"In a time of drastic change, it is the learners who inherit the future, while the learned find themselves equipped to live in a world that no longer exists."
-Eric Hoffer
Read that quote again and take a minute to let it sink in.
This quote says that our success will not be determined by what we know right now, but instead what we will learn to prepare ourselves for the future.
The world is changing and for most too quickly. This quote reminds us that what we know is not as important as what we will learn. In fact, what we know may be holding us back.
Our future success will be based on our ability to learn. To learn something new and implement what we learned. In effect, to constantly grow.
Being super smart and having a bunch of facts and figures at your fingertips is great, but most "facts" are either just a Google click away or have a short half-life. Most people with a lot of facts and figures are not there because they learned something new, but they used that information to justify why they are where they are. In essences, stuck.
Today companies are starting to deeply value learning over knowing. However, in order to learn, we must be humble, curious, willing to ask questions, and, this is the hard part, able to change our minds when new facts demand a new perspective.

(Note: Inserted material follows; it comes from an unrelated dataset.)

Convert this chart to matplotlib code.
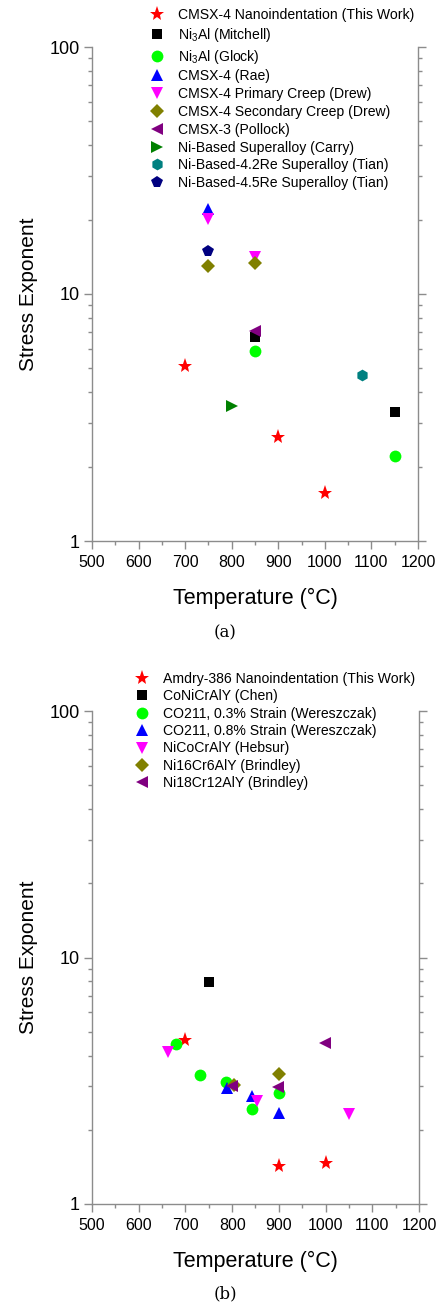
import matplotlib
matplotlib.use("Agg")
import matplotlib.pyplot as plt
from matplotlib.ticker import FixedLocator, LogLocator, NullFormatter, FixedFormatter

plt.rcParams['font.family'] = ['Liberation Sans', 'DejaVu Sans']
plt.rcParams['mathtext.fontset'] = 'custom'
plt.rcParams['mathtext.rm'] = 'Liberation Sans'
plt.rcParams['mathtext.it'] = 'Liberation Sans:italic'

# ---- Panel (a): CMSX-4 and related superalloys ----
a_labels = [
    "CMSX-4 Nanoindentation (This Work)",
    "Ni$_3$Al (Mitchell)",
    "Ni$_3$Al (Glock)",
    "CMSX-4 (Rae)",
    "CMSX-4 Primary Creep (Drew)",
    "CMSX-4 Secondary Creep (Drew)",
    "CMSX-3 (Pollock)",
    "Ni-Based Superalloy (Carry)",
    "Ni-Based-4.2Re Superalloy (Tian)",
    "Ni-Based-4.5Re Superalloy (Tian)",
]
a_temps = [
    [700, 900, 1000],
    [850, 1150],
    [850, 1150],
    [750],
    [750, 850],
    [750, 850],
    [850],
    [800],
    [1080],
    [750],
]
a_values = [
    [5.1, 2.63, 1.56],
    [6.7, 3.32],
    [5.9, 2.21],
    [22.0],
    [20.2, 14.1],
    [13.0, 13.3],
    [7.1],
    [3.53],
    [4.68],
    [15.0],
]
a_markers = ['*', 's', 'o', '^', 'v', 'D', '<', '>', 'h', 'p']
a_colors = ['#ff0000', '#000000', '#00ff00', '#0000ff', '#ff00ff',
            '#808000', '#800080', '#008000', '#008080', '#000080']

# ---- Panel (b): MCrAlY bond coats ----
b_labels = [
    "Amdry-386 Nanoindentation (This Work)",
    "CoNiCrAlY (Chen)",
    "CO211, 0.3% Strain (Wereszczak)",
    "CO211, 0.8% Strain (Wereszczak)",
    "NiCoCrAlY (Hebsur)",
    "Ni16Cr6AlY (Brindley)",
    "Ni18Cr12AlY (Brindley)",
]
b_temps = [
    [700, 900, 1000],
    [750],
    [679, 731, 787, 843, 900],
    [788, 843, 900],
    [662, 853, 1050],
    [803, 900],
    [799, 899, 999],
]
b_values = [
    [4.63, 1.42, 1.47],
    [7.98],
    [4.44, 3.33, 3.12, 2.42, 2.81],
    [2.95, 2.75, 2.35],
    [4.15, 2.62, 2.31],
    [3.04, 3.36],
    [3.02, 2.97, 4.49],
]
b_markers = ['*', 's', 'o', '^', 'v', 'D', '<']
b_colors = ['#ff0000', '#000000', '#00ff00', '#0000ff', '#ff00ff',
            '#808000', '#800080']

x_ticks = [500, 600, 700, 800, 900, 1000, 1100, 1200]
y_ticks = [1, 10, 100]
y_ticklabels = ["1", "10", "100"]

marker_sizes = {'*': 11, 's': 7.5, 'o': 8.5, '^': 8.5, 'v': 8.5, 'D': 7,
                '<': 8.5, '>': 8.5, 'h': 8.5, 'p': 8.5}

W, H = 441, 1305
fig = plt.figure(figsize=(W / 100, H / 100), dpi=100)

spine_color = '#8c8c8c'


def px_rect(left, top, right, bottom):
    return [left / W, 1 - bottom / H, (right - left) / W, (bottom - top) / H]


def style_axes(ax):
    ax.set_yscale('log')
    ax.set_xlim(500, 1200)
    ax.set_ylim(1, 100)
    ax.spines['top'].set_visible(False)
    for s in ('left', 'right', 'bottom'):
        ax.spines[s].set_color(spine_color)
        ax.spines[s].set_linewidth(1.0)
    ax.xaxis.set_major_locator(FixedLocator(x_ticks))
    ax.xaxis.set_minor_locator(FixedLocator([550, 650, 750, 850, 950, 1050, 1150]))
    ax.yaxis.set_major_locator(FixedLocator(y_ticks))
    ax.yaxis.set_major_formatter(FixedFormatter(y_ticklabels))
    ax.yaxis.set_minor_locator(LogLocator(base=10, subs=range(2, 10)))
    ax.yaxis.set_minor_formatter(NullFormatter())
    ax.tick_params(axis='both', which='both', direction='out', color=spine_color, width=1.0)
    ax.tick_params(axis='y', which='both', left=True, right=True)
    ax.tick_params(axis='both', which='major', length=6)
    ax.tick_params(axis='both', which='minor', length=3)
    ax.tick_params(axis='x', which='major', labelsize=11.5, pad=4)
    ax.tick_params(axis='y', which='major', labelsize=13, pad=3)
    ax.set_xlabel("Temperature (°C)", fontsize=15.5, labelpad=13)
    ax.set_ylabel("Stress Exponent", fontsize=15, labelpad=8)


def draw_series(ax, labels, temps, values, markers, colors):
    handles = []
    for lab, xs, ys, m, c in zip(labels, temps, values, markers, colors):
        h, = ax.plot(xs, ys, linestyle='none', marker=m, color=c,
                     markersize=marker_sizes[m], markeredgewidth=0,
                     label=lab, clip_on=False)
        handles.append(h)
    return handles


# Panel (a)
ax_a = fig.add_axes(px_rect(92, 47, 418, 541))
style_axes(ax_a)
ha = draw_series(ax_a, a_labels, a_temps, a_values, a_markers, a_colors)
fig.legend(handles=ha, loc='upper left', bbox_to_anchor=(150 / W, 1 - 8 / H),
           frameon=False, fontsize=10.1, handlelength=1.0, handletextpad=1.0,
           labelspacing=0.27, borderpad=0, borderaxespad=0, markerscale=1.0)
fig.text(225 / W, 1 - 633 / H, "(a)", ha='center', va='center',
         fontsize=12, family='DejaVu Serif')

# Panel (b)
ax_b = fig.add_axes(px_rect(92, 711, 419, 1204))
style_axes(ax_b)
hb = draw_series(ax_b, b_labels, b_temps, b_values, b_markers, b_colors)
fig.legend(handles=hb, loc='upper left', bbox_to_anchor=(135 / W, 1 - 672 / H),
           frameon=False, fontsize=10.1, handlelength=1.0, handletextpad=1.0,
           labelspacing=0.24, borderpad=0, borderaxespad=0, markerscale=1.0)
fig.text(225 / W, 1 - 1294 / H, "(b)", ha='center', va='center',
         fontsize=12, family='DejaVu Serif')

fig.savefig("out.png", dpi=100)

Learning means that we don't see ideas as part of our identity of who we are, but just something we hold for a time. Ideas are always subject to change as we search for the best truth we can find. We understand that what we know is a temporary state, and we should never assume anything we "know" is permanent and unchangeable.
True learning means we listen to other people, we get feedback, we try, we adapt, and then we repeat that process over and over, because learning never ends.
The challenges to a learner is one, we know that uncertainty is the rule, not the exception and two, which is hard, we need to be willing and able to hold many different, and sometimes contradictory, beliefs in our head at once.
True learning can be summed up by this quote from Satya Nadella, CEO of Microsoft, “Don't be a know-it-all. Be a learn-it-all."
Once you come to grips with being a learner and not a know it all, then you will be equipped to deal with whatever the world throws at you.